What is expected = Do not include the pictures; repeat the rest of the data exactly.

Dataset extract =
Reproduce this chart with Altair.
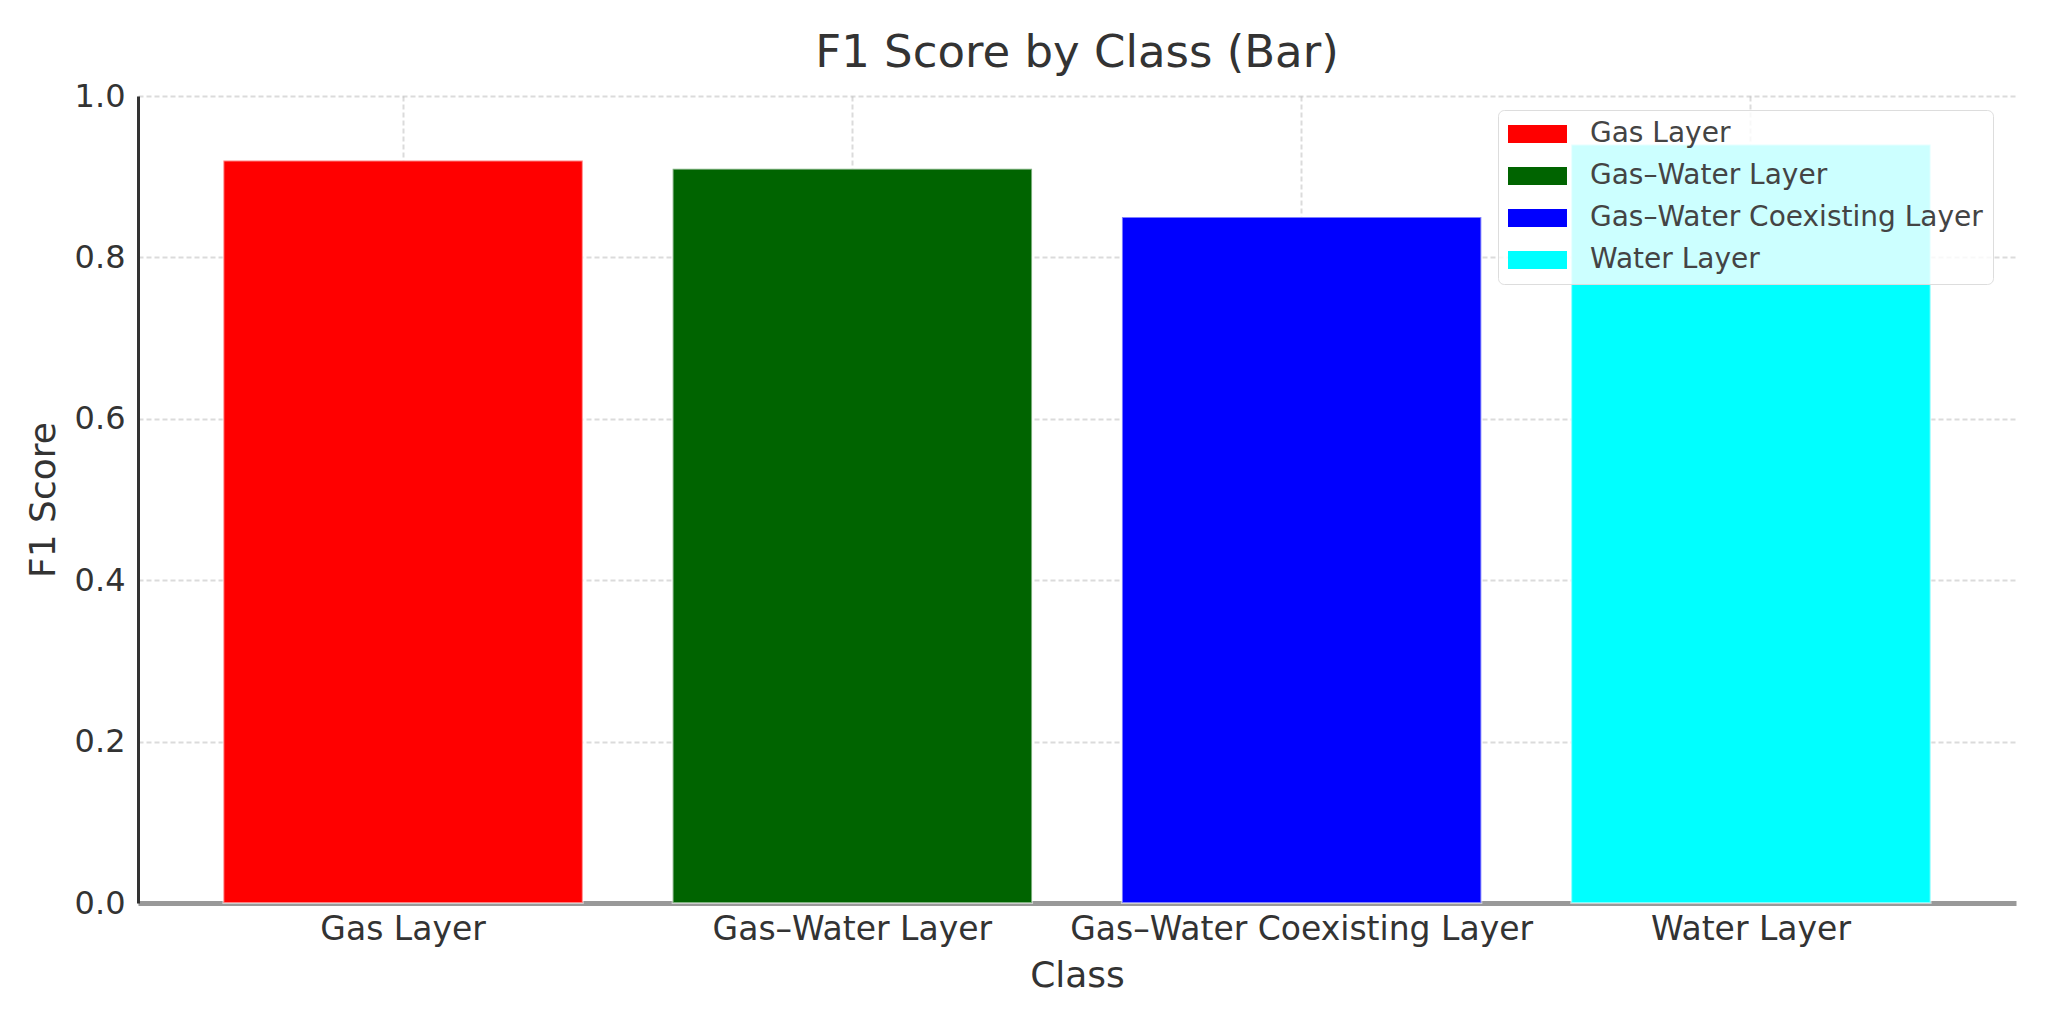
import altair as alt
import pandas as pd

classes = ["Gas Layer", "Gas–Water Layer", "Gas–Water Coexisting Layer", "Water Layer"]
f1_scores = [0.92, 0.91, 0.85, 0.94]
bar_colors = ["#ff0000", "#006400", "#0000ff", "#00ffff"]
y_ticks = [0.0, 0.2, 0.4, 0.6, 0.8, 1.0]

df = pd.DataFrame({"Class": classes, "F1": f1_scores})

FONT = "DejaVu Sans"
TEXT = "#333333"
rect_path = "M-1,-0.643L3.214,-0.643L3.214,0.643L-1,0.643Z"

chart = alt.Chart(df).mark_bar(
    stroke="white", strokeOpacity=0.5, strokeWidth=2
).encode(
    x=alt.X(
        "Class:N",
        sort=classes,
        scale=alt.Scale(paddingInner=0.2, paddingOuter=0.19),
        axis=alt.Axis(
            title="Class",
            labelAngle=0,
            bandPosition=0.5,
            labelOverlap=False,
            labelLimit=1000,
            labelFontSize=33,
            labelPadding=10,
            titleFontSize=36,
            titlePadding=12,
            domainColor="#999999",
            domainWidth=5,
        ),
    ),
    y=alt.Y(
        "F1:Q",
        scale=alt.Scale(domain=[0, 1], nice=False),
        axis=alt.Axis(
            title="F1 Score",
            values=y_ticks,
            format=".1f",
            labelFontSize=32,
            labelPadding=13,
            titleFontSize=36,
            titlePadding=12,
            domainColor="#333333",
            domainWidth=3,
        ),
    ),
    color=alt.Color(
        "Class:N",
        sort=classes,
        scale=alt.Scale(domain=classes, range=bar_colors),
        legend=alt.Legend(
            title=None,
            orient="none",
            legendX=1360,
            legendY=14,
            symbolType=rect_path,
            symbolSize=784,
            symbolStrokeWidth=0,
            symbolOpacity=1,
            labelFontSize=28,
            labelFont=FONT,
            labelColor="#444444",
            labelOffset=54,
            labelLimit=1000,
            rowPadding=14,
            padding=10,
            strokeColor="#dddddd",
            fillColor="rgba(255,255,255,0.8)",
            cornerRadius=6,
        ),
    ),
).properties(
    width=1878,
    height=807,
    title=alt.TitleParams(
        text="F1 Score by Class (Bar)",
        fontSize=45,
        font=FONT,
        fontWeight="normal",
        color=TEXT,
        anchor="middle",
        offset=4,
    ),
    autosize=alt.AutoSizeParams(type="none"),
    padding={"left": 130, "top": 88, "right": 35, "bottom": 106},
).configure_axis(
    labelFont=FONT,
    titleFont=FONT,
    labelColor=TEXT,
    titleColor=TEXT,
    titleFontWeight="normal",
    ticks=False,
    grid=True,
    gridColor="#b0b0b0",
    gridOpacity=0.45,
    gridDash=[5, 3],
    gridWidth=2,
    zindex=1,
).configure_view(strokeWidth=0)

chart.save("out.html", embed_options={"renderer": "svg", "actions": False})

Task output =
Reproduce this chart with Altair.
import altair as alt
import pandas as pd

classes = ["Gas Layer", "Gas–Water Layer", "Gas–Water Coexisting Layer", "Water Layer"]
f1_scores = [0.92, 0.91, 0.85, 0.94]
bar_colors = ["#ff0000", "#006400", "#0000ff", "#00ffff"]
y_ticks = [0.0, 0.2, 0.4, 0.6, 0.8, 1.0]

df = pd.DataFrame({"Class": classes, "F1": f1_scores})

FONT = "DejaVu Sans"
TEXT = "#333333"
rect_path = "M-1,-0.643L3.214,-0.643L3.214,0.643L-1,0.643Z"

chart = alt.Chart(df).mark_bar(
    stroke="white", strokeOpacity=0.5, strokeWidth=2
).encode(
    x=alt.X(
        "Class:N",
        sort=classes,
        scale=alt.Scale(paddingInner=0.2, paddingOuter=0.19),
        axis=alt.Axis(
            title="Class",
            labelAngle=0,
            bandPosition=0.5,
            labelOverlap=False,
            labelLimit=1000,
            labelFontSize=33,
            labelPadding=10,
            titleFontSize=36,
            titlePadding=12,
            domainColor="#999999",
            domainWidth=5,
        ),
    ),
    y=alt.Y(
        "F1:Q",
        scale=alt.Scale(domain=[0, 1], nice=False),
        axis=alt.Axis(
            title="F1 Score",
            values=y_ticks,
            format=".1f",
            labelFontSize=32,
            labelPadding=13,
            titleFontSize=36,
            titlePadding=12,
            domainColor="#333333",
            domainWidth=3,
        ),
    ),
    color=alt.Color(
        "Class:N",
        sort=classes,
        scale=alt.Scale(domain=classes, range=bar_colors),
        legend=alt.Legend(
            title=None,
            orient="none",
            legendX=1360,
            legendY=14,
            symbolType=rect_path,
            symbolSize=784,
            symbolStrokeWidth=0,
            symbolOpacity=1,
            labelFontSize=28,
            labelFont=FONT,
            labelColor="#444444",
            labelOffset=54,
            labelLimit=1000,
            rowPadding=14,
            padding=10,
            strokeColor="#dddddd",
            fillColor="rgba(255,255,255,0.8)",
            cornerRadius=6,
        ),
    ),
).properties(
    width=1878,
    height=807,
    title=alt.TitleParams(
        text="F1 Score by Class (Bar)",
        fontSize=45,
        font=FONT,
        fontWeight="normal",
        color=TEXT,
        anchor="middle",
        offset=4,
    ),
    autosize=alt.AutoSizeParams(type="none"),
    padding={"left": 130, "top": 88, "right": 35, "bottom": 106},
).configure_axis(
    labelFont=FONT,
    titleFont=FONT,
    labelColor=TEXT,
    titleColor=TEXT,
    titleFontWeight="normal",
    ticks=False,
    grid=True,
    gridColor="#b0b0b0",
    gridOpacity=0.45,
    gridDash=[5, 3],
    gridWidth=2,
    zindex=1,
).configure_view(strokeWidth=0)

chart.save("out.html", embed_options={"renderer": "svg", "actions": False})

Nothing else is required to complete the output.